┌──

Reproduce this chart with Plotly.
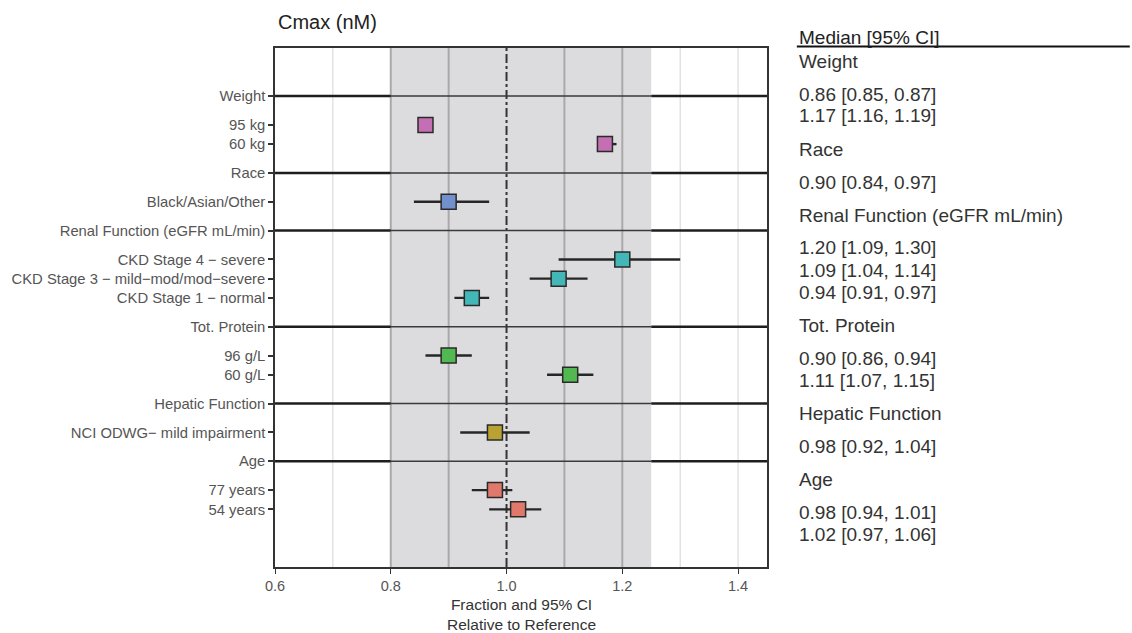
import plotly.graph_objects as go

# ---- data ----
groups = ["Weight", "Race", "Renal Function (eGFR mL/min)", "Tot. Protein", "Hepatic Function", "Age"]
group_items = [
    ["95 kg", "60 kg"],
    ["Black/Asian/Other"],
    ["CKD Stage 4 \u2212 severe", "CKD Stage 3 \u2212 mild\u2212mod/mod\u2212severe", "CKD Stage 1 \u2212 normal"],
    ["96 g/L", "60 g/L"],
    ["NCI ODWG\u2212 mild impairment"],
    ["77 years", "54 years"],
]
medians = [[0.86, 1.17], [0.90], [1.20, 1.09, 0.94], [0.90, 1.11], [0.98], [0.98, 1.02]]
lower = [[0.85, 1.16], [0.84], [1.09, 1.04, 0.91], [0.86, 1.07], [0.92], [0.94, 0.97]]
upper = [[0.87, 1.19], [0.97], [1.30, 1.14, 0.97], [0.94, 1.15], [1.04], [1.01, 1.06]]
group_colors = ["#c46fb4", "#7190cc", "#43b7b8", "#52b852", "#b9a232", "#e0786c"]
x_ticks = [0.6, 0.8, 1.0, 1.2, 1.4]
band = (0.8, 1.25)
grid_x = [0.7, 0.8, 0.9, 1.1, 1.2, 1.3, 1.4]

FONT = "Arial, Liberation Sans, sans-serif"

# ---- layout of rows (y increases downward) ----
tickvals, ticktext = [], []
header_y = []
item_rows = []  # (y, med, lo, hi, color)
y = 0.0
for gi, g in enumerate(groups):
    if gi > 0:
        y += 1.5
    header_y.append(y)
    tickvals.append(y); ticktext.append(g)
    for k, it in enumerate(group_items[gi]):
        y += 1.5 if k == 0 else 1.0
        tickvals.append(y); ticktext.append(it)
        item_rows.append((y, medians[gi][k], lower[gi][k], upper[gi][k], group_colors[gi]))

XR = [0.6, 1.45]
YR = [y + 3.0, -2.5]

fig = go.Figure()
shapes = []
# band
shapes.append(dict(type="rect", xref="x", yref="paper", x0=band[0], x1=band[1], y0=0, y1=1,
                   fillcolor="#dcdcdf", line=dict(width=0), layer="between"))
# vertical gridlines
for gx in grid_x:
    inside = band[0] <= gx <= band[1]
    shapes.append(dict(type="line", xref="x", yref="paper", x0=gx, x1=gx, y0=0, y1=1,
                       line=dict(color="#a9a9ab" if inside else "#d4d4d4", width=2 if inside else 1),
                       layer="between"))
# header lines
for hy in header_y:
    for xa, xb, w, c in [(XR[0], band[0], 2.5, "#1e1e1e"), (band[0], band[1], 1.5, "#3a3a3a"), (band[1], XR[1], 2.5, "#1e1e1e")]:
        shapes.append(dict(type="line", xref="x", yref="y", x0=xa, x1=xb, y0=hy, y1=hy,
                           line=dict(color=c, width=w), layer="between"))
# reference line at 1.0
shapes.append(dict(type="line", xref="x", yref="paper", x0=1.0, x1=1.0, y0=0, y1=1,
                   line=dict(color="#333333", width=2, dash="dashdot"), layer="between"))

# error bars
for (ry, m, lo, hi, c) in item_rows:
    fig.add_trace(go.Scatter(x=[lo, hi], y=[ry, ry], mode="lines",
                             line=dict(color="#262626", width=2.4), hoverinfo="skip", showlegend=False))
# markers
fig.add_trace(go.Scatter(
    x=[r[1] for r in item_rows], y=[r[0] for r in item_rows], mode="markers",
    marker=dict(symbol="square", size=15, color=[r[4] for r in item_rows],
                line=dict(color="#2a2a2a", width=1.5)),
    showlegend=False))

annotations = []
H = 633
top_m, bot_m = 48, 66
ph = H - top_m - bot_m
def py(pix):
    return (H - bot_m - pix) / ph

# title
annotations.append(dict(text="Cmax (nM)", xref="paper", yref="paper", x=(273 - 272) / 495, y=py(22),
                        xanchor="left", yanchor="middle", showarrow=False,
                        font=dict(size=20, color="#222222", family=FONT)))
# x-axis title (two lines in one text)
annotations.append(dict(text="Fraction and 95% CI<br>Relative to Reference", xref="paper", yref="paper",
                        x=0.5, y=py(614), xanchor="center", yanchor="middle", showarrow=False,
                        font=dict(size=15.5, color="#333333", family=FONT)))

# right-hand table (pixel-based layout)
tx = 1.0 + (797 - 767) / 495
annotations.append(dict(text="Median [95% CI]", xref="paper", yref="paper", x=tx, y=py(37),
                        xanchor="left", yanchor="middle", showarrow=False,
                        font=dict(size=19, color="#222222", family=FONT)))
shapes.append(dict(type="line", xref="paper", yref="paper", x0=tx, x1=1.0 + (1132 - 767) / 495,
                   y0=py(46.5), y1=py(46.5), line=dict(color="#111111", width=2)))
cur = 61
for gi, g in enumerate(groups):
    if gi > 0:
        cur += 33
    annotations.append(dict(text=g, xref="paper", yref="paper", x=tx, y=py(cur), xanchor="left",
                            yanchor="middle", showarrow=False,
                            font=dict(size=19, color="#333333", family=FONT)))
    for k in range(len(group_items[gi])):
        cur += 33 if k == 0 else 22
        s = f"{medians[gi][k]:.2f} [{lower[gi][k]:.2f}, {upper[gi][k]:.2f}]"
        annotations.append(dict(text=s, xref="paper", yref="paper", x=tx, y=py(cur), xanchor="left",
                                yanchor="middle", showarrow=False,
                                font=dict(size=19, color="#333333", family=FONT)))

fig.update_layout(
    width=1132, height=633,
    margin=dict(l=272, r=365, t=top_m, b=bot_m),
    paper_bgcolor="white", plot_bgcolor="white",
    shapes=shapes, annotations=annotations,
    font=dict(family=FONT, color="#4d4d4d"),
    xaxis=dict(range=XR, tickvals=x_ticks, ticktext=[f"{v:.1f}" for v in x_ticks],
               showgrid=False, zeroline=False, ticks="outside", ticklen=5, tickcolor="#333333",
               tickfont=dict(size=14.5, color="#555555"), showline=True, linecolor="#333333",
               linewidth=1.5, mirror=True),
    yaxis=dict(range=YR, tickvals=tickvals, ticktext=ticktext, showgrid=False, zeroline=False,
               ticks="outside", ticklen=5, tickwidth=1.5, tickcolor="#333333",
               tickfont=dict(size=14.8, color="#555555"), showline=True, linecolor="#333333",
               linewidth=1.5, mirror=True),
)

fig.write_html("out.html", config={"displayModeBar": False},
               post_script="document.body.style.margin='0px';")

└──

Short task - Copy nothing but the lines from the first one in the listing through the line with "YR = [y + 3.0, -2.5]", and omit the pictures.

Result -
Reproduce this chart with Plotly.
import plotly.graph_objects as go

# ---- data ----
groups = ["Weight", "Race", "Renal Function (eGFR mL/min)", "Tot. Protein", "Hepatic Function", "Age"]
group_items = [
    ["95 kg", "60 kg"],
    ["Black/Asian/Other"],
    ["CKD Stage 4 \u2212 severe", "CKD Stage 3 \u2212 mild\u2212mod/mod\u2212severe", "CKD Stage 1 \u2212 normal"],
    ["96 g/L", "60 g/L"],
    ["NCI ODWG\u2212 mild impairment"],
    ["77 years", "54 years"],
]
medians = [[0.86, 1.17], [0.90], [1.20, 1.09, 0.94], [0.90, 1.11], [0.98], [0.98, 1.02]]
lower = [[0.85, 1.16], [0.84], [1.09, 1.04, 0.91], [0.86, 1.07], [0.92], [0.94, 0.97]]
upper = [[0.87, 1.19], [0.97], [1.30, 1.14, 0.97], [0.94, 1.15], [1.04], [1.01, 1.06]]
group_colors = ["#c46fb4", "#7190cc", "#43b7b8", "#52b852", "#b9a232", "#e0786c"]
x_ticks = [0.6, 0.8, 1.0, 1.2, 1.4]
band = (0.8, 1.25)
grid_x = [0.7, 0.8, 0.9, 1.1, 1.2, 1.3, 1.4]

FONT = "Arial, Liberation Sans, sans-serif"

# ---- layout of rows (y increases downward) ----
tickvals, ticktext = [], []
header_y = []
item_rows = []  # (y, med, lo, hi, color)
y = 0.0
for gi, g in enumerate(groups):
    if gi > 0:
        y += 1.5
    header_y.append(y)
    tickvals.append(y); ticktext.append(g)
    for k, it in enumerate(group_items[gi]):
        y += 1.5 if k == 0 else 1.0
        tickvals.append(y); ticktext.append(it)
        item_rows.append((y, medians[gi][k], lower[gi][k], upper[gi][k], group_colors[gi]))

XR = [0.6, 1.45]
YR = [y + 3.0, -2.5]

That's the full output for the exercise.